Over 140 Students of year 9 at the International School of Geneva (Ecolint) were given 24 issues directly related to the 17 Sustainable Development Goals of the United Nations. These 13/14-year old’s have been challenged to work together and come up with ideas.
This Ecolint project as started by Sarah Lalaz and developed further in conjunction with Nicky Curtin, Jan Djikstra, Sonia Eastham and Daniel Auger, creates an enriching experience, adding new skills to their student’s regular educational program; cross disciplinary groups from different classes, working with one or more unknown adult experts from the field, organization of your team, tasks... Who takes the lead? How do you distribute the work? Valuable lessons for kids that age. Well, all ages, if you ask me.
It became even more challenging, since some virus showed up and all plans needed to change drastically.
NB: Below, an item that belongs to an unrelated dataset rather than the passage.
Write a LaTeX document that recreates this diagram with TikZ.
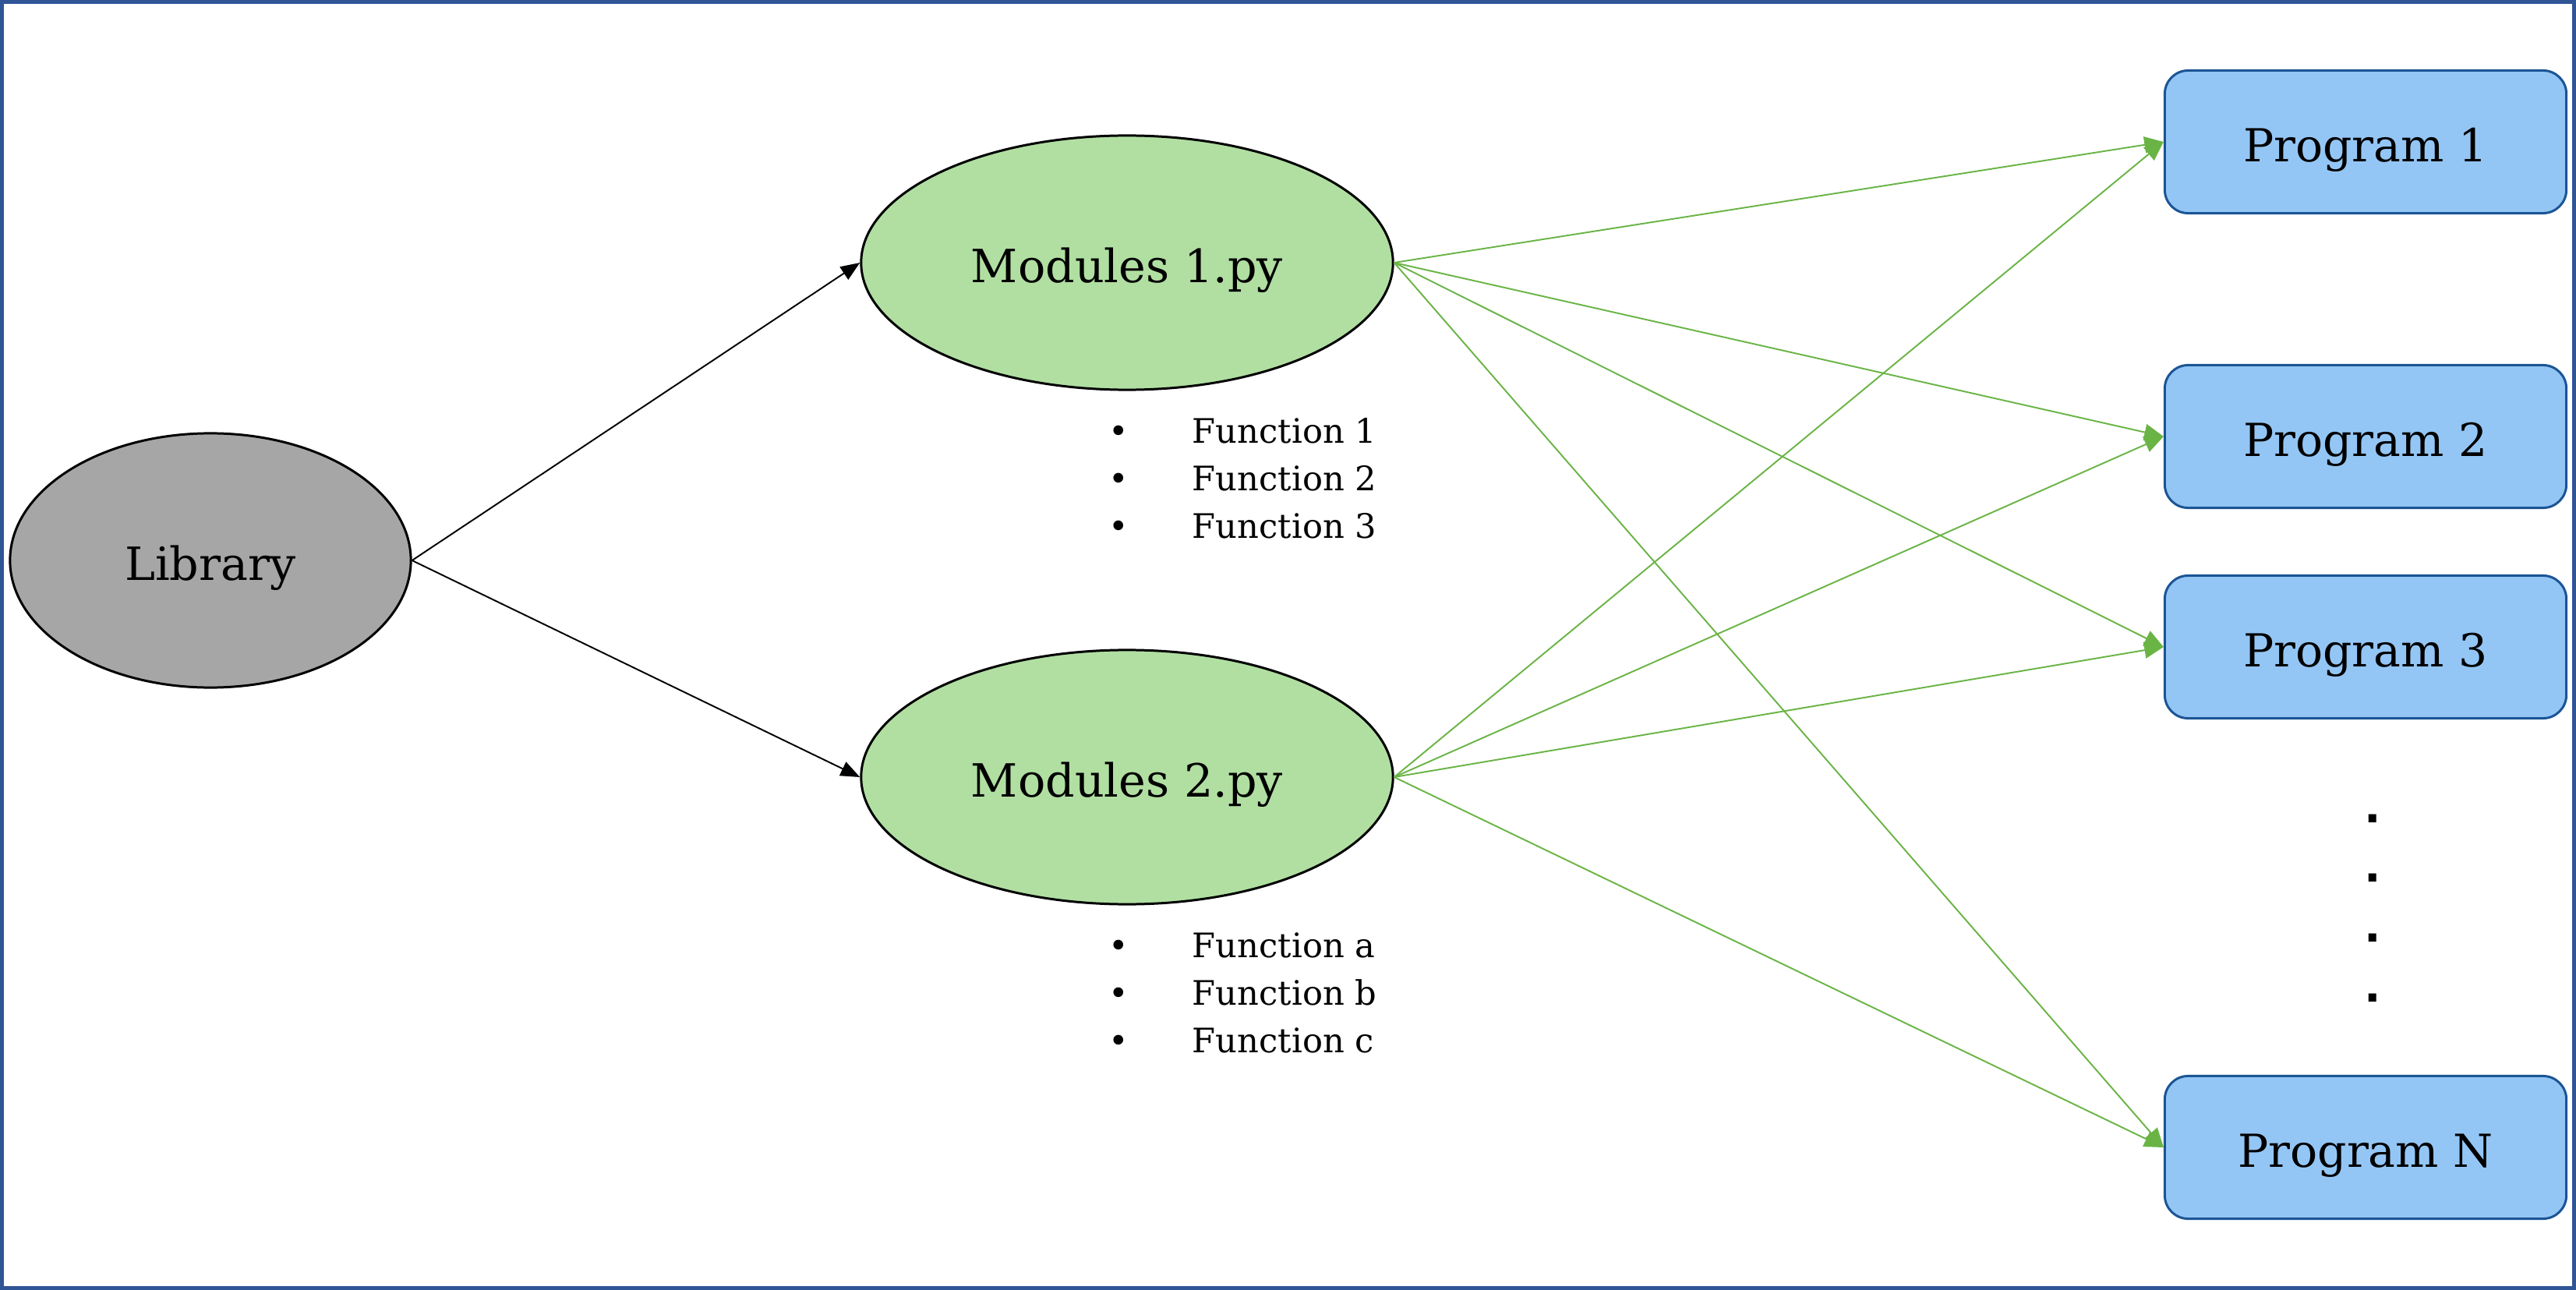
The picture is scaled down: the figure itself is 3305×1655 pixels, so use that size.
\documentclass[tikz,border=0pt]{standalone}
\usepackage{fontspec}
\setmainfont{DejaVu Serif}
\newfontfamily\dotfont{Liberation Sans}
\usetikzlibrary{shapes.geometric,arrows.meta}
\definecolor{frameblue}{HTML}{2F5597}
\definecolor{modgreen}{HTML}{B1DFA2}
\definecolor{libgrey}{HTML}{A6A6A6}
\definecolor{progfill}{HTML}{94C6F5}
\definecolor{progdraw}{HTML}{1B5595}
\definecolor{arrgreen}{HTML}{6AB446}
\tikzset{
  ell/.style={ellipse, draw=black, line width=0.85pt, inner sep=0pt,
    minimum height=3.26cm, font=\fontsize{16.7}{20}\selectfont,
    text height=14.5pt, text depth=0pt},
  modnode/.style={ell, fill=modgreen, minimum width=6.82cm},
  libnode/.style={ell, fill=libgrey, minimum width=5.14cm},
  prognode/.style={draw=progdraw, fill=progfill, line width=0.85pt,
    rounded corners=0.3cm, minimum width=5.15cm, minimum height=1.83cm,
    inner sep=0pt, font=\fontsize{16.6}{20}\selectfont,
    text height=14.5pt, text depth=0pt},
  funclist/.style={anchor=west, align=left, inner sep=0pt,
    font=\fontsize{12.3}{17.4}\selectfont},
  blackarrow/.style={draw=black, line width=0.55pt,
    -{Triangle[length=7pt,width=5.5pt]}},
  greenarrow/.style={draw=arrgreen, line width=0.55pt,
    -{Triangle[length=7pt,width=6pt]}},
}
\newcommand{\bitem}[1]{\makebox[30.5pt][l]{\textbullet}#1}
\begin{document}
\begin{tikzpicture}[x=0.01cm,y=-0.01cm]
\useasboundingbox (0,0) rectangle (3305,1655);
\draw[frameblue, line width=1.4pt] (2.5,2.5) rectangle (3302.5,1652.5);

\node[libnode] (lib) at (270,719) {Library};
\node[modnode] (mod1) at (1446,337) {Modules 1.py};
\node[modnode] (mod2) at (1446,997) {Modules 2.py};

\node[funclist] (f1) at (1422,614) {\bitem{Function 1}\\\bitem{Function 2}\\\bitem{Function 3}};
\node[funclist] (f2) at (1422,1274) {\bitem{Function a}\\\bitem{Function b}\\\bitem{Function c}};

\node[prognode] (p1) at (3035,182) {Program 1};
\node[prognode] (p2) at (3035,560) {Program 2};
\node[prognode] (p3) at (3035,830) {Program 3};
\node[prognode] (pn) at (3035,1472) {Program N};

\node[align=center, inner sep=0pt, font=\dotfont\fontsize{20}{21.8}\selectfont\bfseries] (dots) at (3044,1165) {.\\.\\.\\.};

\draw[blackarrow] (lib.east) -- (mod1.west);
\draw[blackarrow] (lib.east) -- (mod2.west);

\foreach \m in {mod1,mod2}{
  \foreach \p in {p1,p2,p3,pn}{
    \draw[greenarrow] (\m.east) -- (\p.west);
  }
}
\end{tikzpicture}
\end{document}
All kids stuck at home - how’s that for a setting of a two-month collaborative project? An unforeseen organizational glitch, obviously. But the lockdown and the pandemic itself turned out to be a changemaker on different levels. It created a framework for new ideas to prosper. Instead of fictitious concepts, we can now balance our ideas against actual concrete issues to tackle.
Reality thus overcame fiction and the wildest ideas should not be left out; COVID 19 showed (and shows us) the actual need for paradigm shifting ideation projects; in that sense, we can safely say COVID-19 is an unintended but major aspect added to the curriculum of these youngsters.
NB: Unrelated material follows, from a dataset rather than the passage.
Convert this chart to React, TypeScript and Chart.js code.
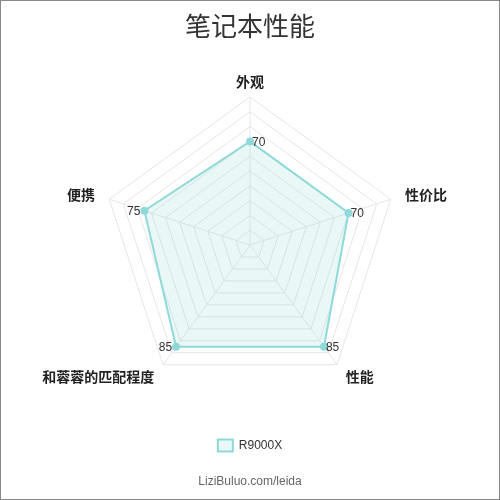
import React, { useEffect, useRef } from "react";
import { Chart, registerables } from "chart.js";

Chart.register(...registerables);

const categories = ["外观", "性价比", "性能", "和蓉蓉的匹配程度", "便携"];
const seriesName = "R9000X";
const seriesValues = [70, 70, 85, 85, 75];
const titleText = "笔记本性能";
const footerText = "LiziBuluo.com/leida";

const LINE = "rgb(143,217,217)";
const FILL = "rgba(143,217,217,0.2)";

const labelsPlugin = {
  id: "customLabels",
  afterDatasetsDraw(chart: any) {
    const ctx = chart.ctx;
    const scale = chart.scales.r;
    const meta = chart.getDatasetMeta(0);
    ctx.save();
    // category labels around the radar
    ctx.font = "bold 14px 'Noto Sans CJK SC', sans-serif";
    ctx.fillStyle = "#222";
    ctx.textBaseline = "middle";
    (chart.data.labels as string[]).forEach((lab: string, i: number) => {
      const p = scale.getPointPosition(i, scale.drawingArea + 15);
      const dx = p.x - scale.xCenter;
      ctx.textAlign = Math.abs(dx) < 3 ? "center" : dx > 0 ? "left" : "right";
      ctx.fillText(lab, p.x, p.y);
    });
    // value labels
    ctx.font = "12px 'Liberation Sans', Arial, sans-serif";
    ctx.fillStyle = "#333";
    meta.data.forEach((pt: any, i: number) => {
      const v = chart.data.datasets[0].data[i];
      const left = pt.x < scale.xCenter - 5;
      ctx.textAlign = left ? "right" : "left";
      ctx.fillText(String(v), left ? pt.x - 4 : pt.x + 2, pt.y + 1);
    });
    ctx.restore();
  },
};

export default function App() {
  const ref = useRef<HTMLCanvasElement>(null);
  useEffect(() => {
    document.body.style.margin = "0";
    const chart = new Chart(ref.current!, {
      type: "radar",
      data: {
        labels: categories,
        datasets: [
          {
            label: seriesName,
            data: seriesValues,
            borderColor: LINE,
            backgroundColor: FILL,
            borderWidth: 2,
            pointRadius: 3,
            pointBackgroundColor: LINE,
            pointBorderColor: LINE,
            fill: true,
          },
        ],
      },
      plugins: [labelsPlugin],
      options: {
        animation: false,
        responsive: false,
        maintainAspectRatio: false,
        layout: { padding: 0 },
        scales: {
          r: {
            min: 0,
            max: 100,
            ticks: { stepSize: 10, display: false },
            grid: { color: "#e6e6e6", lineWidth: 1 },
            angleLines: { color: "#e6e6e6" },
            pointLabels: { display: false },
          },
        },
        plugins: {
          title: {
            display: true,
            text: titleText,
            color: "#333",
            font: { size: 26, weight: "normal", family: "'Noto Sans CJK SC', sans-serif" },
            padding: { top: 10, bottom: 54.8 },
          },
          legend: {
            position: "bottom",
            labels: {
              color: "#333",
              boxWidth: 15,
              boxHeight: 12,
              padding: 46.6,
              font: { size: 12, family: "'Liberation Sans', Arial, sans-serif" },
            },
          },
          subtitle: {
            display: true,
            position: "bottom",
            text: footerText,
            color: "#666",
            font: { size: 12, family: "'Liberation Sans', Arial, sans-serif" },
            padding: { top: 13, bottom: 10 },
          },
          tooltip: { enabled: false },
        },
      },
    });
    return () => chart.destroy();
  }, []);
  return (
    <div
      style={{
        position: "absolute",
        left: 0,
        top: 0,
        width: 500,
        height: 500,
        boxSizing: "border-box",
        border: "1px solid #888",
        background: "#fff",
      }}
    >
      <canvas ref={ref} width={498} height={498} style={{ display: "block" }} />
    </div>
  );
}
I am proud to welcome you to this special edition of the SDGzine. The idea of the SDGzine magazine is to create a source of inspiration and leave traces of the work that has been done. In my wildest dreams the magazine does not only show best practices and be an end of a project, yet rather be a starting point and help accelerate these projects that deserve to be taken on by others.
The advantage of the Sustainable Development Goals - SDGs - is that they create a clear navigation system. Only recently we produced SDGzine 01 in collaboration with the University of Geneva, and at this very moment the SDGzine 02 is in production. The one you are holding is a first Special School Edition.
As a reader, the SDGs will guide you through the 24 projects, each going from global challenges to local actions. Because, sure, we can have ideas. We can do hackathons. But my fear is always these are time consuming events that become rather team building activities than actual change makers. Hence the importance of the local action part of the kid’s missions. What concrete action can they think of? What could they do, themselves? How can we turn that global issue into something very tangible close by?
And true, the lockdown made lots of the actual actions impossible. But we cannot deny that the energy from these youngsters is exemplary. For other kids and schools, sure, but also for us, adults.
We might have forgotten about the importance of things. We might have lost a bit the hierarchy of needs of our planet and mankind. Browsing through all these ideas, and you’ll get a wake up call. We need to act. The future is calling. 144 students at a time.